ADOTAS – Interactive advertisers in the “experimental” category – Web video, mobile phones, gaming and virtual worlds – will be the hardest hit in the economic downturn, according to a report in The Wall Street Journal.
While marketers have allocated a slice of their budgets to these categories in recent years – and while many have been touted as the next big money maker – with hard times ahead those slices are shrinking, and in some cases, disappearing altogether.
Chrysler has slashed its experimental budget by about 50%, the company told the Journal.
Experimental marketing, still in its infancy, may be in for a rude awakening in 2009. Last year, out of the $21.1 billion spent on online advertising in general, about $878 million was allocated to mobile, while a much more diminutive $15 million was spent on widgets and apps.
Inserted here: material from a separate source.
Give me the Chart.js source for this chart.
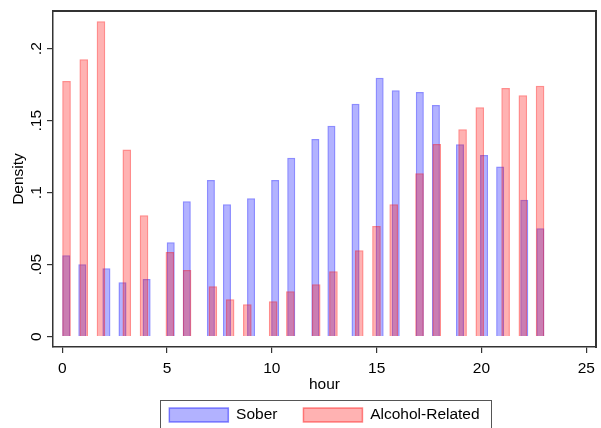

With budgets being slashed left and right, that’s a lot less capital to go around in an increasingly crowded field of players.
Virtual worlds may be the hardest hit, probably because they’re the newest and most untested ad vehicle in the experimental world.
“Virtual worlds are probably one of the things that haven’t been proven effective just yet. I can’t see us selling virtual worlds to anybody right now,” Lars Bastholm, an executive creative director at independent digital marketing shop AKQA, told the Journal.
Reader Comments.
I think this is a bit of a narrow view. While I can certainly agree with the comments on Virtual Worlds, I think the best “experimental” interactive marketing is part of larger campaigns. For example, we’ve launched promotional sites for brands that include so called “experimental” components like widgets, web video and games. These components simply extend and augment the campaign as a whole and work best when they generally aren’t the primary focus. We’ve brought great success to these campaigns because we used these vehicles to enhance the user experience–not stand by themselves.